While monitoring every piece of equipment in real time would be nice, an organization would need to be able to handle the volumes of data such monitoring would generate. Understanding that time to failure dictates real-time detection in only a handful of cases, most organizations opt to monitor many assets in near real-time or even using periodic readings, which still allows them plenty of time to react to problems.
If you are going to spend the effort and resources setting up and maintaining infrastructure to detect issues in real time, then you also need to be able to act in real time. Detection is only a part of the picture. Organizations also need to examine the established work management process so that significant lead time translates to timely and precise action.
PharmTech: Can you give some examples of detecting and addressing equipment failure modes in pharma manufacturing?
Belanger (Emerson): There are many examples of varying size and scope, but three examples in particular stand out. Emerson worked with one organization to develop a machine learning system that could detect sensor drift on a temperature sensor for a heat-treat skid. That implementation detected an aberration 60 days in advance, which allowed the organization to save a batch worth over $1 million.
Another organization used vibration analysis to detect misalignment and bearing failure on a chilled water system pump for a system performing batch experiments that require constant temperature.

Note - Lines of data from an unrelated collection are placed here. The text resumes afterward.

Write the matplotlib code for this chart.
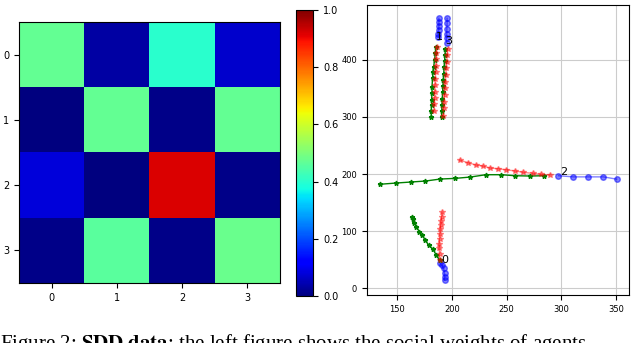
import matplotlib.pyplot as plt
import numpy as np

plt.rcParams['mathtext.fontset'] = 'stix'

# attention / interaction matrix (left panel)
weights = [[0.47, 0.035, 0.40, 0.07],
           [0.00, 0.47, 0.01, 0.47],
           [0.08, 0.00, 0.92, 0.01],
           [0.01, 0.46, 0.01, 0.48]]

# trajectories (right panel): observed (blue), ground truth (green), predicted (red)
obs_x = [[189.3, 190.8, 192.3, 193.2, 193.2, 193.2],
         [188.0, 188.0, 188.0, 187.8, 187.5, 187.5],
         [297.4, 311.0, 324.7, 338.5, 350.6],
         [195.5, 195.5, 195.3, 195.2, 195.0, 195.0]]
obs_y = [[43.3, 40.4, 34.6, 25.8, 19.8, 14.0],
         [473, 466, 460, 453, 446, 440],
         [197, 195, 195, 195, 191],
         [473, 464, 455, 446, 438, 430]]

gt_x = [[188.6, 185.6, 182.6, 178.6, 175.6, 172.6, 170.1, 167.4, 165.5, 164.3, 163.4],
        [185.3, 184.7, 184.1, 183.2, 182.6, 182.2, 181.7, 181.7, 181.3, 181.3, 181.0, 181.0],
        [284.2, 271.5, 257.8, 245.0, 231.0, 216.7, 203.0, 189.3, 175.6, 162.5, 148.8, 133.8],
        [194.0, 193.6, 193.2, 192.8, 192.4, 192.0, 191.7, 191.4, 191.1, 190.8, 190.6, 190.5]]
gt_y = [[49, 58, 68, 75.4, 84, 93, 98.8, 107.5, 114.6, 120.5, 125.1],
        [423, 412, 400, 388, 379, 368, 352, 341.6, 330, 321, 311, 300.5],
        [197, 196.5, 197, 198.8, 198.8, 194.7, 192.4, 191.2, 187.7, 186, 184.2, 182],
        [420, 409, 398, 387, 376, 365, 354, 343, 332, 321, 310, 300]]

pred_x = [[188.6, 188.6, 188.3, 188.3, 188.6, 189.0, 189.3, 189.6, 190.0, 190.5, 191.0],
          [186.0, 185.8, 185.5, 185.3, 185.0, 184.8, 184.5, 184.3, 184.0, 183.8, 183.5],
          [289.7, 281.5, 273.9, 265.3, 257.8, 249.5, 242.0, 234.9, 228.3, 222.1, 214.6, 206.9],
          [196.0, 195.6, 195.2, 194.8, 194.4, 194.0, 193.6, 193.2, 192.8, 192.4, 192.0]]
pred_y = [[49, 60, 70, 78, 86, 95, 103, 110, 118, 125, 133],
          [423, 412, 401, 390, 378, 367, 356, 344, 333, 322, 310],
          [198.2, 199.4, 201.2, 203, 205.3, 207.5, 209.3, 210.5, 214, 215.8, 219.8, 224.6],
          [420, 408, 397, 385, 374, 362, 350, 339, 327, 315, 302]]

labels = ["0", "1", "2", "3"]
label_x = [190.5, 185.5, 299.0, 194.0]
label_y = [44, 435, 198, 428]

fig = plt.figure(figsize=(6.4, 3.43), dpi=100)

ax1 = fig.add_axes([0.03, 0.175, 0.4075, 0.761])
im = ax1.imshow(np.array(weights), cmap='jet', vmin=0, vmax=1)
ax1.set_xticks(range(4))
ax1.set_yticks(range(4))
ax1.tick_params(labelsize=7)

cax = fig.add_axes([0.4625, 0.137, 0.027, 0.834])
cb = fig.colorbar(im, cax=cax)
cb.ax.tick_params(labelsize=7)

ax2 = fig.add_axes([0.573, 0.14, 0.41, 0.845])
for i in range(4):
    ax2.plot(obs_x[i], obs_y[i], 'o-', color='blue', alpha=0.5, ms=4, lw=1)
    ax2.plot(gt_x[i], gt_y[i], '*-', color='green', ms=3.5, lw=1)
    ax2.plot(pred_x[i], pred_y[i], '*-', color='red', alpha=0.45, ms=4, lw=1)
for i in range(4):
    ax2.text(label_x[i], label_y[i], labels[i], fontsize=8, zorder=5)
ax2.set_xlim(122, 362)
ax2.set_ylim(-12, 496)
ax2.set_xticks([150, 200, 250, 300, 350])
ax2.set_yticks([0, 100, 200, 300, 400])
ax2.tick_params(labelsize=6)
ax2.grid(True, color='#cccccc', lw=0.8)

fig.text(0.0, 0.032, r"Figure 2: $\mathbf{SDD\ data}$: the left figure shows the social weights of agents",
         fontsize=15, family='Liberation Serif', va='top', ha='left')

plt.savefig("out.png", dpi=100)
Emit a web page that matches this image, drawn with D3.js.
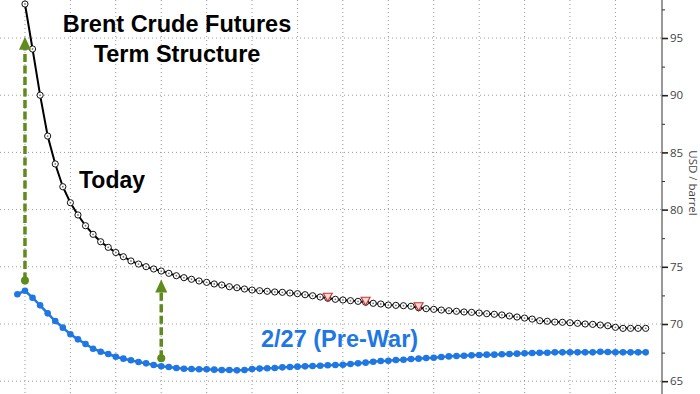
<!DOCTYPE html>
<html>
<head>
<meta charset="utf-8">
<script src="https://cdn.jsdelivr.net/npm/d3@7"></script>
<style>
  html, body { margin: 0; padding: 0; background: #fff; }
  svg { display: block; font-family: "Liberation Sans", Arial, sans-serif; }
</style>
</head>
<body>
<svg id="chart" width="700" height="394"></svg>
<script>
'use strict';

// Brent monthly contracts, index 0 = front month as of 2/27
var prewarCurve = [
    72.60, 72.91, 72.30, 71.63, 70.93, 70.26, 69.68, 69.10, 68.66, 68.25,
    67.84, 67.58, 67.38, 67.14, 66.97, 66.83, 66.68, 66.56, 66.42, 66.30,
    66.24, 66.15, 66.09, 66.07, 66.04, 66.04, 66.01, 65.98, 65.98, 65.95,
    65.98, 66.07, 66.10, 66.13, 66.15, 66.21, 66.24, 66.27, 66.30, 66.33,
    66.35, 66.39, 66.42, 66.44, 66.50, 66.56, 66.62, 66.70, 66.77, 66.79,
    66.85, 66.88, 66.94, 66.97, 67.03, 67.05, 67.11, 67.17, 67.20, 67.23,
    67.26, 67.29, 67.32, 67.32, 67.35, 67.38, 67.41, 67.44, 67.47, 67.49,
    67.49, 67.52, 67.52, 67.52, 67.52, 67.52, 67.52, 67.58, 67.55, 67.52,
    67.52, 67.52, 67.52, 67.52
];

// today's curve starts one contract later (front month has rolled)
var todayStart = 1;
var todayCurve = [
    97.97, 94.04, 90.00, 86.43, 83.99, 82.00, 80.60, 79.53, 78.59, 77.84,
    77.19, 76.70, 76.25, 75.88, 75.51, 75.24, 75.01, 74.81, 74.63, 74.43,
    74.22, 74.05, 73.91, 73.76, 73.64, 73.50, 73.41, 73.26, 73.17, 73.06,
    72.97, 72.91, 72.86, 72.80, 72.77, 72.71, 72.65, 72.56, 72.47, 72.36,
    72.25, 72.16, 72.10, 72.04, 71.98, 71.90, 71.81, 71.75, 71.66, 71.63,
    71.60, 71.55, 71.42, 71.34, 71.28, 71.22, 71.16, 71.11, 71.05, 71.02,
    70.96, 70.90, 70.85, 70.79, 70.70, 70.61, 70.52, 70.43, 70.29, 70.24,
    70.17, 70.15, 70.11, 70.06, 70.00, 69.97, 69.91, 69.85, 69.71, 69.62,
    69.62, 69.62, 69.62
];

var flaggedContracts = [41, 46, 53];
var gridContracts = [1, 7, 13, 19, 25, 31, 37, 43, 49, 55, 61, 67, 73, 79];
var yTicks = [65, 70, 75, 80, 85, 90, 95];
var yMinorTicks = [67.5, 72.5, 77.5, 82.5, 87.5, 92.5, 97.5];
var spreadArrows = [
    {contract: 1, from: 73.8, to: 95.1},
    {contract: 19, from: 67.0, to: 73.9}
];

var width = 700, height = 394, axisX = 662;
var blue = "#1f77e3", green = "#5f8a1c";

var x = d3.scaleLinear().domain([0, 83]).range([17.4, 645.7]);
var y = d3.scaleLinear().domain([65, 95]).range([381.2, 38]);

var svg = d3.select("#chart");

//Gridlines
var grid = svg.append("g").attr("class", "grid")
    .attr("stroke", "#9a9a9a")
    .attr("stroke-dasharray", "1,3");

grid.selectAll(".hgrid")
    .data(yTicks)
    .enter().append("line")
    .attr("class", "hgrid")
    .attr("x1", 0).attr("x2", axisX)
    .attr("y1", function(d) { return y(d); })
    .attr("y2", function(d) { return y(d); });

grid.selectAll(".vgrid")
    .data(gridContracts)
    .enter().append("line")
    .attr("class", "vgrid")
    .attr("x1", function(d) { return x(d); })
    .attr("x2", function(d) { return x(d); })
    .attr("y1", 0).attr("y2", height);

//Right axis
svg.append("line")
    .attr("x1", axisX).attr("x2", axisX)
    .attr("y1", 0).attr("y2", height)
    .attr("stroke", "#333");

var majorAxis = svg.append("g")
    .attr("transform", "translate(" + axisX + ",0)")
    .call(d3.axisRight(y).tickValues(yTicks).tickSize(6).tickPadding(2));
majorAxis.select(".domain").remove();
majorAxis.selectAll(".tick line").attr("stroke", "#222").attr("stroke-width", 1.6);
majorAxis.selectAll(".tick text")
    .attr("fill", "#444")
    .style("font-family", "'Open Sans', 'DejaVu Sans', sans-serif")
    .style("font-size", "11.5px");

var minorAxis = svg.append("g")
    .attr("transform", "translate(" + axisX + ",0)")
    .call(d3.axisRight(y).tickValues(yMinorTicks).tickSize(3).tickFormat(""));
minorAxis.select(".domain").remove();
minorAxis.selectAll(".tick line").attr("stroke", "#333");

svg.append("text")
    .attr("transform", "translate(689,183) rotate(90)")
    .attr("text-anchor", "middle")
    .attr("fill", "#444")
    .style("font-family", "'Open Sans', 'DejaVu Sans', sans-serif")
    .style("font-size", "11.5px")
    .text("USD / barrel");

//Curves
var prewarLine = d3.line()
    .x(function(d, i) { return x(i); })
    .y(function(d) { return y(d); });

var todayLine = d3.line()
    .x(function(d, i) { return x(i + todayStart); })
    .y(function(d) { return y(d); });

svg.append("path")
    .datum(prewarCurve)
    .attr("d", prewarLine)
    .attr("fill", "none")
    .attr("stroke", blue)
    .attr("stroke-width", 2.5);

svg.append("g").selectAll("circle")
    .data(prewarCurve)
    .enter().append("circle")
    .attr("cx", function(d, i) { return x(i); })
    .attr("cy", function(d) { return y(d); })
    .attr("r", 3.3)
    .attr("fill", blue);

svg.append("path")
    .datum(todayCurve)
    .attr("d", todayLine)
    .attr("fill", "none")
    .attr("stroke", "#000")
    .attr("stroke-width", 2);

var todayDots = svg.append("g").selectAll("g")
    .data(todayCurve)
    .enter().append("g")
    .attr("transform", function(d, i) {
        return "translate(" + x(i + todayStart) + "," + y(d) + ")";
    });
todayDots.append("circle")
    .attr("r", 3.1)
    .attr("fill", "#fff")
    .attr("stroke", "#111")
    .attr("stroke-width", 1);
todayDots.append("circle")
    .attr("r", 0.9)
    .attr("fill", "#777");

//Red flags on a few contracts
svg.append("g").selectAll("path")
    .data(flaggedContracts)
    .enter().append("path")
    .attr("d", "M-4.5,-4.5 L4.5,-4.5 L0,3.5 Z")
    .attr("transform", function(d) {
        return "translate(" + x(d) + "," + (y(todayCurve[d - todayStart]) - 0.5) + ")";
    })
    .attr("fill", "#f7d9d9")
    .attr("stroke", "#c8332b")
    .attr("stroke-width", 1.1);

//Green spread arrows
var arrows = svg.append("g").selectAll("g")
    .data(spreadArrows)
    .enter().append("g");

arrows.append("line")
    .attr("x1", function(d) { return x(d.contract); })
    .attr("x2", function(d) { return x(d.contract); })
    .attr("y1", function(d) { return y(d.from); })
    .attr("y2", function(d) { return y(d.to) + 11; })
    .attr("stroke", green)
    .attr("stroke-width", 3.5)
    .attr("stroke-dasharray", "8,3.5");

arrows.append("circle")
    .attr("cx", function(d) { return x(d.contract); })
    .attr("cy", function(d) { return y(d.from); })
    .attr("r", 4)
    .attr("fill", green);

arrows.append("path")
    .attr("d", "M0,0 L-6,13 L6,13 Z")
    .attr("transform", function(d) {
        return "translate(" + x(d.contract) + "," + y(d.to) + ")";
    })
    .attr("fill", green);

//Labels
var title = svg.append("text")
    .attr("text-anchor", "middle")
    .attr("font-weight", "bold")
    .style("font-size", "23.5px")
    .attr("fill", "#000");
title.append("tspan").attr("x", 177).attr("y", 32).text("Brent Crude Futures");
title.append("tspan").attr("x", 177).attr("y", 62).text("Term Structure");

svg.append("text")
    .attr("x", 79).attr("y", 188)
    .attr("font-weight", "bold")
    .style("font-size", "23px")
    .attr("fill", "#000")
    .text("Today");

svg.append("text")
    .attr("x", 261).attr("y", 347)
    .attr("font-weight", "bold")
    .style("font-size", "23.5px")
    .attr("fill", blue)
    .text("2/27 (Pre-War)");
</script>
</body>
</html>
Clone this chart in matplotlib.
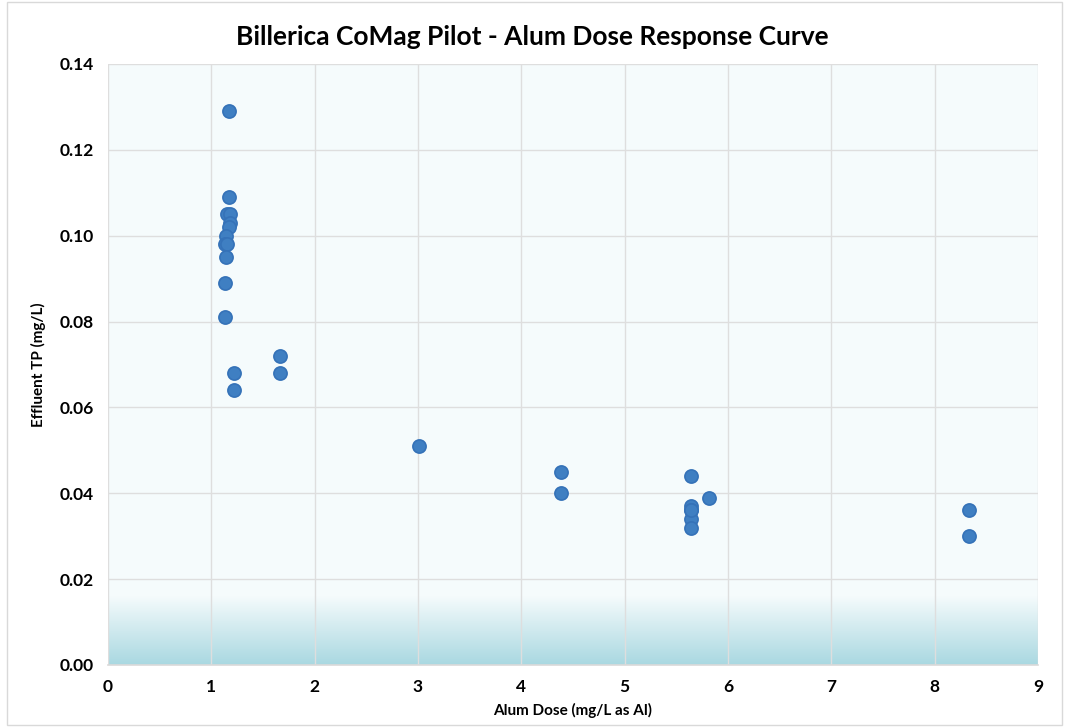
import numpy as np
import matplotlib
matplotlib.use("Agg")
import matplotlib.pyplot as plt
from matplotlib.colors import LinearSegmentedColormap

plt.rcParams['font.family'] = ['Lato', 'DejaVu Sans']

# Données
dose = [1.17, 1.17, 1.15, 1.18, 1.18, 1.17, 1.14, 1.13, 1.15, 1.14, 1.13, 1.13,
        1.22, 1.22, 1.66, 1.66, 3.01, 4.38, 4.38,
        5.64, 5.64, 5.64, 5.64, 5.64, 5.64, 5.82, 8.33, 8.33]
tp = [0.129, 0.109, 0.105, 0.105, 0.103, 0.102, 0.100, 0.098, 0.098, 0.095, 0.089, 0.081,
      0.068, 0.064, 0.072, 0.068, 0.051, 0.045, 0.040,
      0.044, 0.037, 0.036, 0.034, 0.032, 0.036, 0.039, 0.036, 0.030]

xticks = np.arange(0, 10, 1)
yticks = np.arange(0, 0.141, 0.02)

fig = plt.figure(figsize=(10.65, 7.27), dpi=100)
ax = fig.add_axes([0.1014, 0.0853, 0.8732, 0.8267])

# fond avec dégradé en bas
ax.set_facecolor('#f5fbfc')
cmap = LinearSegmentedColormap.from_list('fond', ['#a9d8e1', '#cfe9ee', '#f5fbfc'])
grad = np.linspace(0, 1, 256).reshape(-1, 1)
ax.imshow(grad, extent=[0, 9, 0, 0.016], origin='lower', aspect='auto', cmap=cmap, zorder=0)

ax.scatter(dose, tp, s=90, color='#3f7fc2', edgecolor='#3572b8', linewidth=1.2, zorder=3)

ax.set_xlim(0, 9)
ax.set_ylim(0, 0.14)
ax.set_xticks(xticks)
ax.set_yticks(yticks)
ax.set_yticklabels([f"{v:.2f}" for v in yticks])
ax.grid(True, color='#dedede', linewidth=1.0, zorder=1)
ax.set_axisbelow(True)
for s in ['top', 'right', 'left']:
    ax.spines[s].set_visible(False)
ax.spines['bottom'].set_color('#d9d9d9')
ax.spines['bottom'].set_linewidth(1.2)
ax.tick_params(length=0, labelsize=12.5, pad=10)
for lab in ax.get_xticklabels() + ax.get_yticklabels():
    lab.set_fontweight('bold')

ax.set_xlabel("Alum Dose (mg/L as Al)", fontsize=11, fontweight='bold', labelpad=6)
ax.set_ylabel("Effluent TP (mg/L)", fontsize=11, fontweight='bold', labelpad=10)
fig.suptitle("Billerica CoMag Pilot - Alum Dose Response Curve", fontsize=19,
             fontweight='bold', y=0.965)

# cadre léger autour de la figure
fig.patches.append(plt.Rectangle((0.007, 0.003), 0.99, 0.994, transform=fig.transFigure,
                                 fill=False, edgecolor='#d9d9d9', linewidth=1))

fig.savefig('out.png', dpi=100)
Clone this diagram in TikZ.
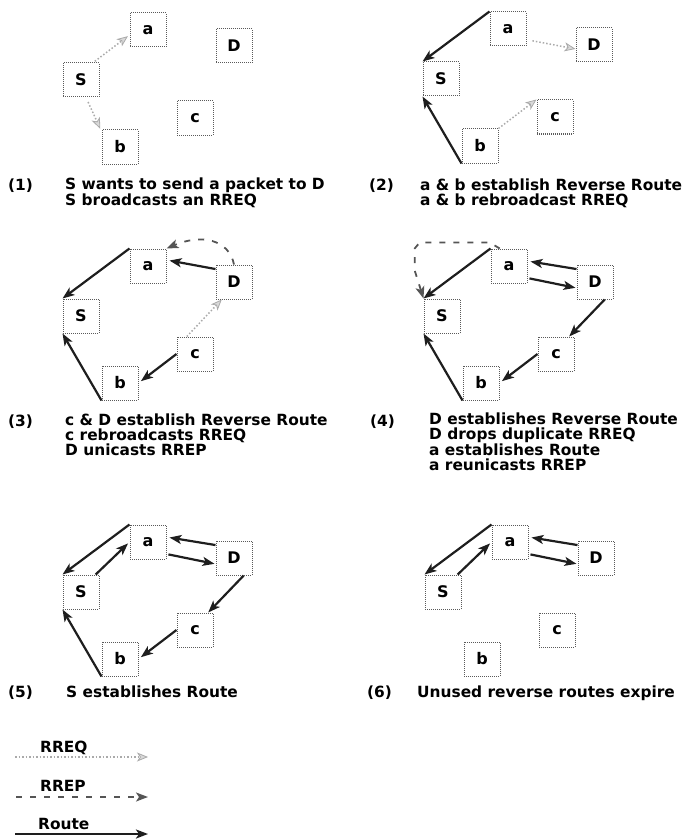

That system detected a failure 120 days in advance, saving batch experiments that, if lost, could have wasted months of time.
In one innovative example, a pharmaceutical organization used machine learning to capture knowledge and monitor systems with the objective of minimizing the impact of a potential loss of 25% of the organization’s workforce due to expected retirements.
What all successful examples have in common is that decision makers closely examined critical points of failure in the organization and developed solutions that gave the organization the time it needed to react efficiently but thoughtfully, to drive more positive outcomes overall.